Without the pictures, output the lines of the material from the very first through the one that holds "PA_PER_INH2O = 249.089".

Code that draws figures:
------------------------------------------------
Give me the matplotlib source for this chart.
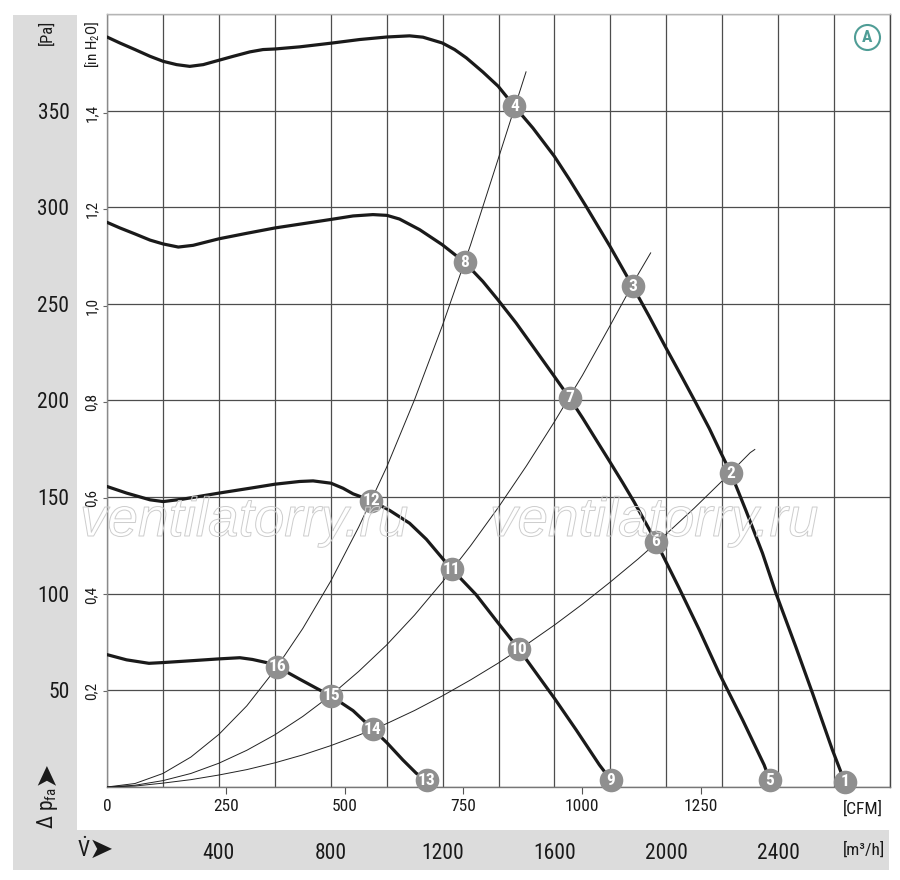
import matplotlib
matplotlib.use('Agg')
import matplotlib.pyplot as plt
from matplotlib import font_manager as fm
from matplotlib.patches import Rectangle
from matplotlib.ticker import FuncFormatter
import matplotlib.patheffects as pe

# ---------------- data ----------------
M3H_PER_CFM = 1.699
PA_PER_INH2O = 249.089

curve1_flow = [0, 46, 100, 154, 201, 249, 296, 344, 401, 451, 511, 558, 601, 689, 801, 904, 1001, 1082,
               1130, 1199, 1243, 1285, 1344, 1399, 1457, 1523, 1600, 1654, 1713, 1799, 1880, 1939, 1996,
               2058, 2106, 2154, 2195, 2231, 2285, 2344, 2392, 2463, 2523, 2594, 2638]
curve1_pa = [388.1, 385.0, 381.6, 378.1, 375.5, 373.8, 372.9, 373.8, 376.1, 378.1, 380.4, 381.6, 381.9,
             383.0, 384.9, 386.8, 388.1, 388.7, 388.0, 385.0, 381.6, 377.3, 370.0, 362.6, 352.2, 341.0,
             326.3, 314.3, 300.5, 279.7, 259.0, 243.5, 228.0, 211.6, 198.7, 185.5, 173.0, 162.4, 143.0,
             121.0, 100.3, 72.6, 48.5, 19.2, 2.7]

curve2_flow = [0, 46, 100, 154, 201, 255, 308, 401, 499, 601, 701, 801, 880, 951, 1001, 1046, 1118, 1199,
               1279, 1344, 1398, 1463, 1523, 1600, 1654, 1701, 1749, 1796, 1844, 1885, 1927, 1963, 2046,
               2118, 2189, 2273, 2350, 2370]
curve2_pa = [292.2, 289.3, 286.2, 283.0, 281.0, 279.4, 280.3, 283.7, 286.5, 289.3, 291.5, 293.7, 295.5,
             296.2, 295.8, 293.9, 288.4, 280.6, 271.5, 261.6, 252.1, 240.1, 228.0, 212.4, 201.3, 190.9,
             179.7, 168.8, 157.5, 147.5, 136.5, 127.0, 102.9, 81.3, 58.9, 34.7, 11.4, 3.6]

curve3_flow = [0, 70, 154, 201, 273, 401, 511, 601, 689, 737, 801, 844, 880, 945, 1011, 1082, 1142, 1199,
               1233, 1320, 1398, 1473, 1535, 1600, 1678, 1761, 1802]
curve3_pa = [155.5, 152.1, 148.6, 147.7, 149.0, 152.1, 154.6, 156.7, 158.1, 158.4, 157.2, 154.6, 151.7,
             148.2, 143.1, 136.5, 128.2, 118.4, 112.7, 99.5, 85.0, 71.3, 58.9, 45.9, 29.5, 11.4, 3.6]

curve4_flow = [0, 70, 150, 201, 308, 401, 475, 520, 570, 608, 689, 749, 801, 880, 951, 1001, 1058, 1106, 1144]
curve4_pa = [68.5, 65.8, 64.0, 64.4, 65.4, 66.3, 66.9, 66.0, 64.4, 62.3, 55.8, 51.1, 47.1, 39.5, 29.9,
             22.9, 14.0, 7.1, 3.6]

sysA_flow = [0, 100, 200, 300, 400, 500, 600, 700, 800, 900, 1000, 1100, 1200, 1300, 1400, 1499]
sysA_pa = [0, 1.8, 7.0, 15.5, 27.2, 42.0, 60.5, 82.0, 106.5, 134.5, 165.5, 200.5, 239.0, 280.5, 325.5, 370.3]

sysB_flow = [0, 100, 200, 300, 400, 500, 600, 700, 800, 900, 1000, 1100, 1200, 1300, 1400, 1500, 1600,
             1700, 1800, 1900, 1945]
sysB_pa = [0, 0.9, 3.3, 7.0, 12.3, 19.0, 27.0, 36.5, 47.4, 59.8, 73.5, 89.0, 106.2, 124.8, 144.8, 166.2,
           189.0, 213.0, 239.0, 265.5, 276.6]

sysC_flow = [0, 100, 200, 300, 400, 500, 600, 700, 800, 900, 1000, 1100, 1200, 1300, 1400, 1500, 1600,
             1700, 1800, 1900, 2000, 2100, 2200, 2300, 2318]
sysC_pa = [0, 0.5, 2.0, 3.8, 6.2, 9.0, 12.5, 16.6, 21.4, 26.8, 32.8, 39.6, 47.2, 55.4, 64.2, 73.7, 83.8,
           94.6, 106.1, 118.1, 130.9, 144.3, 158.4, 173.0, 174.8]

point_labels = ['1', '2', '3', '4', '5', '6', '7', '8', '9', '10', '11', '12', '13', '14', '15', '16']
point_flow = [2638, 2231, 1880, 1457, 2370, 1963, 1654, 1279, 1802, 1473, 1233, 945, 1144, 951, 801, 608]
point_pa = [2.7, 162.4, 259.0, 352.2, 3.6, 127.0, 201.3, 271.5, 3.6, 71.3, 112.7, 148.2, 3.6, 29.9, 47.1, 62.3]

m3h_ticks = [0, 200, 400, 600, 800, 1000, 1200, 1400, 1600, 1800, 2000, 2200, 2400, 2600, 2800]
m3h_labelled = [400, 800, 1200, 1600, 2000, 2400]
pa_ticks = [0, 50, 100, 150, 200, 250, 300, 350, 400]
pa_labelled = [50, 100, 150, 200, 250, 300, 350]
inh2o_ticks = [0.2, 0.4, 0.6, 0.8, 1.0, 1.2, 1.4]
inh2o_labels = ['0,2', '0,4', '0,6', '0,8', '1,0', '1,2', '1,4']
cfm_ticks = [0, 250, 500, 750, 1000, 1250]
cfm_labels = ['0', '250', '500', '750', '1000', '1250']

# ---------------- fonts ----------------
names = {f.name for f in fm.fontManager.ttflist}
COND = None
for cand in ['Liberation Sans Narrow', 'Roboto Condensed', 'Open Sans Condensed',
             'Noto Sans Condensed', 'DejaVu Sans Condensed']:
    if cand in names:
        COND = cand
        break
if COND is None:
    COND = 'Liberation Sans'
    S = 0.85
else:
    S = 1.0

plt.rcParams['font.family'] = [COND, 'DejaVu Sans']
plt.rcParams['mathtext.fontset'] = 'custom'
plt.rcParams['mathtext.rm'] = COND
plt.rcParams['mathtext.it'] = COND + ':italic'
plt.rcParams['mathtext.bf'] = COND + ':bold'

TXT = '#1a1a1a'
GRID = '#4d4d4d'

fig = plt.figure(figsize=(9, 8.8), dpi=100)
W, H = 900.0, 880.0

# grey bands (behind the axes)
fig.patches.append(Rectangle((13 / W, 1 - 830 / H), 64 / W, (830 - 15) / H,
                             transform=fig.transFigure, facecolor='#dcdcdc', edgecolor='none', zorder=-1))
fig.patches.append(Rectangle((13 / W, 1 - 870 / H), 876 / W, 40 / H,
                             transform=fig.transFigure, facecolor='#dcdcdc', edgecolor='none', zorder=-1))

ax = fig.add_axes([107 / W, 1 - 787 / H, 783 / W, 773 / H])
ax.set_xlim(0, 2800)
ax.set_ylim(0, 400)
ax.patch.set_alpha(0)

ax.set_xticks(m3h_ticks)
ax.set_yticks(pa_ticks)
ax.xaxis.set_major_formatter(FuncFormatter(lambda v, p: str(int(v)) if int(round(v)) in m3h_labelled else ''))
ax.yaxis.set_major_formatter(FuncFormatter(lambda v, p: str(int(v)) if int(round(v)) in pa_labelled else ''))
ax.tick_params(axis='x', length=0, pad=40, labelsize=15.5 * S, labelcolor=TXT)
ax.tick_params(axis='y', length=0, pad=27, labelsize=15.5 * S, labelcolor=TXT)
ax.grid(True, color=GRID, linewidth=0.9)
ax.set_axisbelow(True)
for side, col in [('top', '#b5b5b5'), ('right', '#444444'), ('left', '#8a8a8a'), ('bottom', '#777777')]:
    ax.spines[side].set_color(col)
    ax.spines[side].set_linewidth(1.0)

# inH2O secondary axis
secy = ax.secondary_yaxis('left', functions=(lambda p: p / PA_PER_INH2O, lambda i: i * PA_PER_INH2O))
secy.set_yticks(inh2o_ticks)
secy.set_yticklabels(inh2o_labels)
secy.tick_params(axis='y', length=3, width=0.8, color='#666666', pad=3, labelsize=11 * S,
                 labelrotation=90, labelcolor=TXT)
for lab in secy.get_yticklabels():
    lab.set_va('center')
secy.spines['left'].set_visible(False)

# CFM secondary axis
secx = ax.secondary_xaxis('bottom', functions=(lambda m: m / M3H_PER_CFM, lambda c: c * M3H_PER_CFM))
secx.set_xticks(cfm_ticks)
secx.set_xticklabels(cfm_labels)
secx.tick_params(axis='x', length=5, width=0.8, color='#555555', pad=3.5, labelsize=12.5 * S, labelcolor=TXT)
secx.spines['bottom'].set_visible(False)
secx.xaxis.get_major_ticks()[0].tick1line.set_visible(False)

# system resistance curves
for fx, fy in [(sysA_flow, sysA_pa), (sysB_flow, sysB_pa), (sysC_flow, sysC_pa)]:
    ax.plot(fx, fy, color='#222222', linewidth=0.7, zorder=3, solid_capstyle='butt')

# fan curves
for fx, fy in [(curve1_flow, curve1_pa), (curve2_flow, curve2_pa),
               (curve3_flow, curve3_pa), (curve4_flow, curve4_pa)]:
    ax.plot(fx, fy, color='#1a1a1a', linewidth=2.3, zorder=4, solid_joinstyle='round',
            solid_capstyle='round')

# operating points
ax.plot(point_flow, point_pa, linestyle='none', marker='o', markersize=17,
        markerfacecolor='#8f8f8f', markeredgecolor='none', zorder=5, clip_on=False)
for lab, fx, fy in zip(point_labels, point_flow, point_pa):
    ax.text(fx, fy, lab, ha='center', va='center', color='white', fontsize=12.5 * S,
            fontweight='bold', zorder=6, clip_on=False)

# circled A
ax.plot([0.970], [0.970], transform=ax.transAxes, marker='o', markersize=18,
        markerfacecolor='white', markeredgecolor='#4f9d96', markeredgewidth=1.5, zorder=6, clip_on=False)
ax.text(0.970, 0.970, 'A', transform=ax.transAxes, ha='center', va='center',
        color='#4f9d96', fontsize=12.5 * S, fontweight='bold', zorder=7)

# unit / axis texts
fig.text(47 / W, 1 - 32 / H, '[Pa]', rotation=90, ha='center', va='center', fontsize=12 * S, color=TXT)
fig.text(92 / W, 1 - 44 / H, '[in H$_2$O]', rotation=90, ha='center', va='center', fontsize=11 * S, color=TXT)
fig.text(47 / W, 1 - 829 / H, 'Δ p$_{\\mathrm{fa}}$', rotation=90, ha='center', va='bottom',
         fontsize=15.5 * S, color=TXT)
fig.text(46 / W, 1 - 773 / H, '➤', rotation=90, ha='center', va='center',
         fontsize=21, color=TXT, family='DejaVu Sans')
fig.text(77 / W, 1 - 850 / H, '$\\dot{\\mathrm{V}}$', ha='left', va='center', fontsize=15.5 * S, color=TXT)
fig.text(101 / W, 1 - 850 / H, '➤', ha='center', va='center', fontsize=21, color=TXT, family='DejaVu Sans')
fig.text(843 / W, 1 - 809 / H, '[CFM]', ha='left', va='center', fontsize=12.5 * S, color=TXT)
fig.text(843 / W, 1 - 850 / H, '[m³/h]', ha='left', va='center', fontsize=12.5 * S, color=TXT)

# watermark
for xw in (80, 490):
    fig.text(xw / W, 1 - 536 / H, 'ventilatorry.ru', ha='left', va='baseline', fontsize=39.5,
             family=['Liberation Sans', 'DejaVu Sans'], fontstretch='normal', style='italic',
             color='none', path_effects=[pe.Stroke(linewidth=0.7, foreground='#cdcdcd')], zorder=8)

fig.savefig('out.png', dpi=100)
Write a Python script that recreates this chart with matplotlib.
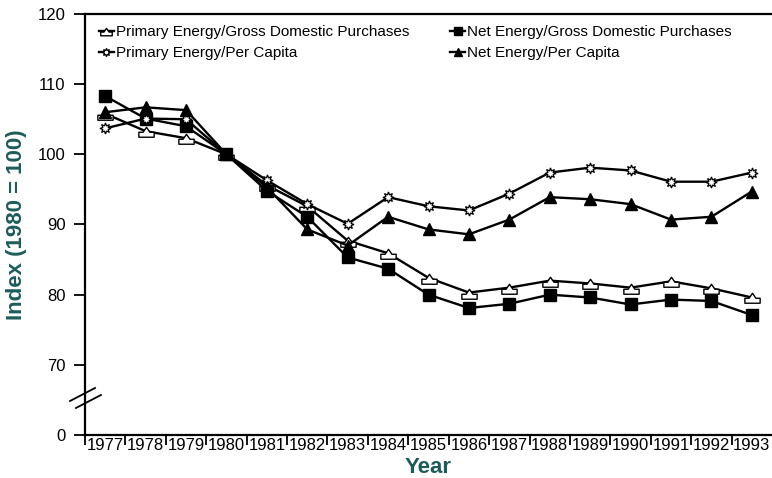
------------------------------------------------
[ANSWER TO THE TASK]
Give me the matplotlib source for this chart.
import matplotlib
matplotlib.use('Agg')
import matplotlib.pyplot as plt
from matplotlib import font_manager as fm
from matplotlib.patches import Rectangle
from matplotlib.ticker import FuncFormatter
import matplotlib.patheffects as pe

# ---------------- data ----------------
M3H_PER_CFM = 1.699
PA_PER_INH2O = 249.089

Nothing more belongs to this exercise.